The Doctor took his customary evening stroll. It was a pleasant walk and as usual the butterfly was behind him.
It landed on his hat and unsurprisingly it fell right through. He brushed it away with his hand, silly thing!
He had been dead for 160 years and so had the butterfly, but still it hadn't quite got the message.
He remembered that day so clearly. It had been warm and he had been very tired. The cholera had ripped through his patients, scything young and old like so much straw.
He had done what he could for them and the families had been grateful, but it did no real good. His beloved Mary and his own boys had been among the first to go.
He didn't even have time to grieve for them before he was dealing with another case.
They all had been there when he had returned for a clean shirt the night before. The house was an empty shell by the time the setting sun had lit the parlour windows for a final time.
He carried on until he just could not do any more. Exhaustion they called it, some said a broken heart.
He hadn't been able to hear them. A great black wave had broken over him as he sat in his chair and he moved no more.
But here he was, still carrying his bag and welcoming strangers who came to rest in his little patch. There were fewer these days, just the occasional one for a family vault.
Mainly it was the living that came. They studied the graves and wrote things down. Sometimes they took strong liquor and passed out on one of the stones.
The tomb of a man named Perkins who had made his money in mattresses was favourite. It was shaped like a double bed and surprisingly comfy.
Occasionally a couple would come seeking privacy, with no idea that their lustful actions were observed by the ever watchful eyes of the dead.
The Doctor nodded to a figure leaning on a spade. The old man tipped his cap, he knew everyone and everyone knew him. As parish gravedigger for 60 years he had put most of them into the ground.
Someone else had to dig for him when his time came, but they gave him a lovely plot.
He continued, waving to anyone he saw until he reached the end of the path.

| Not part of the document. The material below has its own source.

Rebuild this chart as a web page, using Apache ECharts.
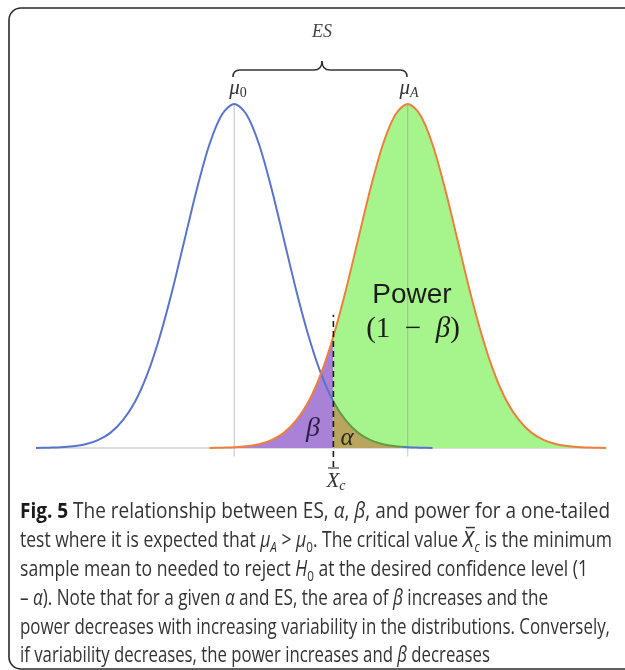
<!DOCTYPE html>
<html><head><meta charset="utf-8">
<script src="https://cdn.jsdelivr.net/npm/echarts@6/dist/echarts.min.js"></script>
<style>html,body{margin:0;padding:0;background:#fff}#c{width:625px;height:670px}</style>
</head><body><div id="c"></div>
<script>
// ---- data (x in units of sigma, mu0 = 0) ----
const xBlue = [-4,-3.75,-3.5,-3.25,-3,-2.75,-2.5,-2.25,-2,-1.75,-1.5,-1.25,-1,-0.75,-0.5,-0.25,0,0.25,0.5,0.75,1,1.25,1.5,1.75,2,2.25,2.5,2.75,3,3.25,3.5,3.75,4];
const blueDensity = [0.000,0.001,0.002,0.005,0.011,0.023,0.044,0.080,0.135,0.216,0.325,0.458,0.607,0.755,0.883,0.969,1.000,0.969,0.883,0.755,0.607,0.458,0.325,0.216,0.135,0.080,0.044,0.023,0.011,0.005,0.002,0.001,0.000];
const xOrange = [-0.5,-0.25,0,0.25,0.5,0.75,1,1.25,1.5,1.75,2,2.25,2.5,2.75,3,3.25,3.5,3.75,4,4.25,4.5,4.75,5,5.25,5.5,5.75,6,6.25,6.5,6.75,7,7.25,7.5];
const orangeDensity = [0.000,0.001,0.002,0.005,0.011,0.023,0.044,0.080,0.135,0.216,0.325,0.458,0.607,0.755,0.883,0.969,1.000,0.969,0.883,0.755,0.607,0.458,0.325,0.216,0.135,0.080,0.044,0.023,0.011,0.005,0.002,0.001,0.000];
const mu0 = 0;
const muA = 3.5;
const criticalX = 2;
const dashTop = 0.387;
const dashBottom = -0.055;
const guideBottom = -0.025;

const captionLines = [
  '{b|Fig. 5} The relationship between ES, {i|α}, {i|β}, and power for a one-tailed',
  'test where it is expected that {i|μ}{s|A} > {i|μ}{s0|0}. The critical value {i|X̅}{s|c} is the minimum',
  'sample mean to needed to reject {i|H}{s0|0} at the desired confidence level (1',
  '– {i|α}). Note that for a given {i|α} and ES, the area of {i|β} increases and the',
  'power decreases with increasing variability in the distributions. Conversely,',
  'if variability decreases, the power increases and {i|β} decreases'
];

// ---- build series data ----
const blueData = xBlue.map((x, i) => [x, blueDensity[i]]);
const orangeData = xOrange.map((x, i) => [x, orangeDensity[i]]);
const purpleData = orangeData.filter(p => p[0] <= criticalX);
const greenData = orangeData.filter(p => p[0] >= criticalX);
const oliveData = blueData.filter(p => p[0] >= criticalX);

const SM = 0.3;
const chart = echarts.init(document.getElementById('c'), null, {renderer: 'canvas'});

// ---- caption layout ----
const capFont = 21;
const subFont = 14;
const capFamily = '"Open Sans", "DejaVu Sans", sans-serif';
const capLeft = 20;
const capRight = [610, 612, 588, 548, 610, 490];
const capY = [512, 541, 570, 599, 628, 656];
const fontFor = {
  n: capFont + 'px ' + capFamily,
  b: 'bold ' + capFont + 'px ' + capFamily,
  i: 'italic ' + capFont + 'px ' + capFamily,
  s: 'italic ' + subFont + 'px ' + capFamily,
  s0: subFont + 'px ' + capFamily
};
const mctx = document.createElement('canvas').getContext('2d');
function measureRich(t) {
  let w = 0, last = 0;
  const re = /\{(\w+)\|([^}]*)\}/g;
  let m;
  while ((m = re.exec(t)) !== null) {
    if (m.index > last) { mctx.font = fontFor.n; w += mctx.measureText(t.slice(last, m.index)).width; }
    mctx.font = fontFor[m[1]]; w += mctx.measureText(m[2]).width;
    last = re.lastIndex;
  }
  if (last < t.length) { mctx.font = fontFor.n; w += mctx.measureText(t.slice(last)).width; }
  return w;
}
const capColor = '#333333';
const richCap = {
  b: {fontWeight: 'bold', fontSize: capFont, fontFamily: capFamily, fill: '#1a1a1a', lineHeight: 28},
  i: {fontStyle: 'italic', fontSize: capFont, fontFamily: capFamily, fill: capColor, lineHeight: 28},
  s: {fontStyle: 'italic', fontSize: subFont, fontFamily: capFamily, fill: capColor, lineHeight: 17, verticalAlign: 'bottom'},
  s0: {fontSize: subFont, fontFamily: capFamily, fill: capColor, lineHeight: 17, verticalAlign: 'bottom'}
};
const captionEls = captionLines.map((t, k) => ({
  type: 'text', x: capLeft, y: capY[k], scaleX: (capRight[k] - capLeft) / measureRich(t), z: 100,
  style: {text: t, fontSize: capFont, fontFamily: capFamily, fill: capColor, lineHeight: 28,
          align: 'left', verticalAlign: 'middle', rich: richCap}
}));

const serif = '"Liberation Serif", "DejaVu Serif", serif';
const mathRich = {
  m: {fontStyle: 'italic', fontSize: 21, fontFamily: serif, fill: '#333', lineHeight: 24},
  s: {fontStyle: 'italic', fontSize: 14, fontFamily: serif, fill: '#333', lineHeight: 13, verticalAlign: 'bottom'},
  s0: {fontSize: 14, fontFamily: serif, fill: '#333', lineHeight: 13, verticalAlign: 'bottom'}
};
const braceStyle = {fill: 'none', stroke: '#333', lineWidth: 1.6};
const braceEls = [
  {type: 'bezierCurve', z: 100, shape: {x1: 233, y1: 77, cpx1: 233, cpy1: 72, cpx2: 235, cpy2: 70, x2: 240, y2: 70}, style: braceStyle},
  {type: 'line', z: 100, shape: {x1: 240, y1: 70, x2: 314, y2: 70}, style: braceStyle},
  {type: 'bezierCurve', z: 100, shape: {x1: 314, y1: 70, cpx1: 319, cpy1: 70, cpx2: 322, cpy2: 68, x2: 322, y2: 61}, style: braceStyle},
  {type: 'bezierCurve', z: 100, shape: {x1: 322, y1: 61, cpx1: 322, cpy1: 68, cpx2: 325, cpy2: 70, x2: 330, y2: 70}, style: braceStyle},
  {type: 'line', z: 100, shape: {x1: 330, y1: 70, x2: 400, y2: 70}, style: braceStyle},
  {type: 'bezierCurve', z: 100, shape: {x1: 400, y1: 70, cpx1: 405, cpy1: 70, cpx2: 407, cpy2: 72, x2: 407, y2: 77}, style: braceStyle}
];

const option = {
  backgroundColor: '#ffffff',
  animation: false,
  grid: {left: 36, right: 19, top: 104, bottom: 187.6},
  xAxis: {type: 'value', min: -4, max: 7.5, show: false},
  yAxis: {type: 'value', min: -0.1, max: 1, show: false},
  visualMap: [{
    type: 'piecewise', show: false, seriesIndex: 6, dimension: 0,
    pieces: [
      {lt: criticalX, color: '#5874cb'},
      {gte: criticalX, lte: 3.4, color: '#5e9c4b'},
      {gt: 3.4, color: '#5874cb'}
    ]
  }],
  series: [
    {type: 'line', data: [[xBlue[0], 0], [xOrange[xOrange.length - 1], 0]], symbol: 'none', silent: true,
     lineStyle: {color: '#d2d2d2', width: 1.5}, z: 1},
    {type: 'line', data: purpleData, smooth: SM, symbol: 'none', silent: true,
     lineStyle: {width: 0}, areaStyle: {color: '#a981d6', opacity: 1}, z: 2},
    {type: 'line', data: greenData, smooth: SM, symbol: 'none', silent: true,
     lineStyle: {width: 0}, areaStyle: {color: '#a6f58c', opacity: 1}, z: 2},
    {type: 'line', data: oliveData, smooth: SM, symbol: 'none', silent: true,
     lineStyle: {width: 0}, areaStyle: {color: '#b9a55e', opacity: 1}, z: 3},
    {type: 'line', data: [[mu0, guideBottom], [mu0, 1]], symbol: 'none', silent: true,
     lineStyle: {color: 'rgba(120,120,120,0.45)', width: 1}, z: 4},
    {type: 'line', data: [[muA, guideBottom], [muA, 1]], symbol: 'none', silent: true,
     lineStyle: {color: 'rgba(120,120,120,0.4)', width: 1}, z: 4},
    {type: 'line', data: blueData, smooth: SM, symbol: 'none', silent: true,
     lineStyle: {width: 2}, z: 5},
    {type: 'line', data: orangeData, smooth: SM, symbol: 'none', silent: true,
     lineStyle: {color: '#ee7e3c', width: 2}, z: 6},
    {type: 'line', data: [[criticalX, dashBottom], [criticalX, dashTop]], symbol: 'none', silent: true,
     lineStyle: {color: '#1a1a1a', width: 1.6, type: [6, 4]}, z: 7}
  ],
  graphic: {elements: [
    {type: 'rect', shape: {x: 9, y: 8, width: 640, height: 661, r: 12}, z: 100,
     style: {fill: 'none', stroke: '#2b2b2b', lineWidth: 1.6}},
    {type: 'text', x: 322, y: 32, z: 100,
     style: {text: 'ES', fontStyle: 'italic', fontSize: 18, fontFamily: serif, fill: '#444', align: 'center', verticalAlign: 'middle'}},
    {type: 'text', x: 238, y: 88, z: 100,
     style: {text: '{m|μ}{s0|0}', rich: mathRich, align: 'center', verticalAlign: 'middle'}},
    {type: 'text', x: 409, y: 88, z: 100,
     style: {text: '{m|μ}{s|A}', rich: mathRich, align: 'center', verticalAlign: 'middle'}},
    {type: 'text', x: 412, y: 295, z: 100,
     style: {text: 'Power', fontSize: 28, fontFamily: '"Liberation Sans", Arial, sans-serif', fill: '#1c1c1c', align: 'center', verticalAlign: 'middle'}},
    {type: 'text', x: 413, y: 329, z: 100,
     style: {text: '(1\u2002−\u2002{i|β})', fontSize: 29, fontFamily: serif, fill: '#1c1c1c', align: 'center', verticalAlign: 'middle',
             rich: {i: {fontStyle: 'italic', fontSize: 29, fontFamily: serif, fill: '#1c1c1c'}}}},
    {type: 'text', x: 313, y: 429, z: 100,
     style: {text: 'β', fontStyle: 'italic', fontSize: 28, fontFamily: serif, fill: '#2a1f45', align: 'center', verticalAlign: 'middle'}},
    {type: 'text', x: 347, y: 438, z: 100,
     style: {text: 'α', fontStyle: 'italic', fontSize: 25, fontFamily: serif, fill: '#2a2a1a', align: 'center', verticalAlign: 'middle'}},
    {type: 'text', x: 336, y: 481, z: 100,
     style: {text: '{m|X}{s|c}', rich: mathRich, align: 'center', verticalAlign: 'middle'}},
    {type: 'line', z: 100, shape: {x1: 328, y1: 468, x2: 339, y2: 468}, style: {stroke: '#444', lineWidth: 1.2}}
  ].concat(braceEls).concat(captionEls)}
};
chart.setOption(option);
</script>
</body></html>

There they were arguing as usual.
The three of them were just as animated and opinionated in death, as they had been in life.
The Colonel red faced and blustering under his huge moustache was sitting on his own tombstone.
He had wanted to die a hero, at full charge on his horse with the guns blasting in his ears, but it hadn't happened.
He had departed peacefully in bed surrounded by his adoring grandchildren and it never ceased to annoy him.
Mr Chalmers dashing in his white suit sat on the grave next door. A big game hunter in life he had met his end falling down the stairs.
He had tripped over his wife's poodle, and in a final touch of irony had speared himself on the head of a large rhino he had once shot.
It was laying quietly in the hall awaiting a stepladder and a few large nails!
Finally there was Eddie, Aldermaston Eddie the other ghosts called him.
He had choked on a sandwich during a protest march, hot Bovril running down the front of his duffel coat. Eddie loved a fight and they argued constantly.
“Evening lads” the Doctor said, but they were far too busy to hear him. He walked away with the words “and you can shut up as well-your lot shot all the tigers!” ringing in his ears.
Later it would degenerate into name calling and Eddie would probably say the phrase ‘Imperialist oppressor of indigenous people's’ at least once!
Finally they would agree that the current lot were a shower of ‘spoilt degenerate whingers’ and that previous generations had got it right all along.
They all enjoyed it enormously.
The Doctor walked off smiling. Mary and the children would be waiting for him back at the grave. It occurred to him that people never really changed, they were in death as they had been in life.
Just as stupid and bigoted as they had always been. Why should six feet of earth and a wooden box make any difference?
People were still people when all was said and done, the dead ones and the living. They were what they were and that never really stopped. The human spirit just carried on.
Silly to think that the sour faced old biddy up the road would be any less sour faced in the next life than she had been in this one.
He reached home and made ready to turn in. All was right with his little family of souls. He cared for them all as he had done in life, and that was his own destiny.
He stuck his fingers into his mouth and whistled high and sharp. Two small boys very obviously twins, appeared laughing from the tangled grass where they had been hiding and raced ahead of him.
Finally there was the butterfly. It was said that they could change the world with one flap of their wings, but this one just fluttered and followed him into the tomb as always.
He took his place beside Mary and closed his eyes. A butterfly life lived in just a few days, or one of a hundred years it was all the same in the end.
Great or small we all have our part to play and death takes everyone sooner or later.
He went to his rest peaceful in the knowledge that he had done his best and that all was well for another day.
The sun went down and he dozed. Outside, the lovers loved and the drunks finished their bottles and took a nap on Mrs Perkins, who never seemed to mind that they preferred her side of the bed.
That was the thing about eternity he thought as he drifted off, there was always another day to get it right.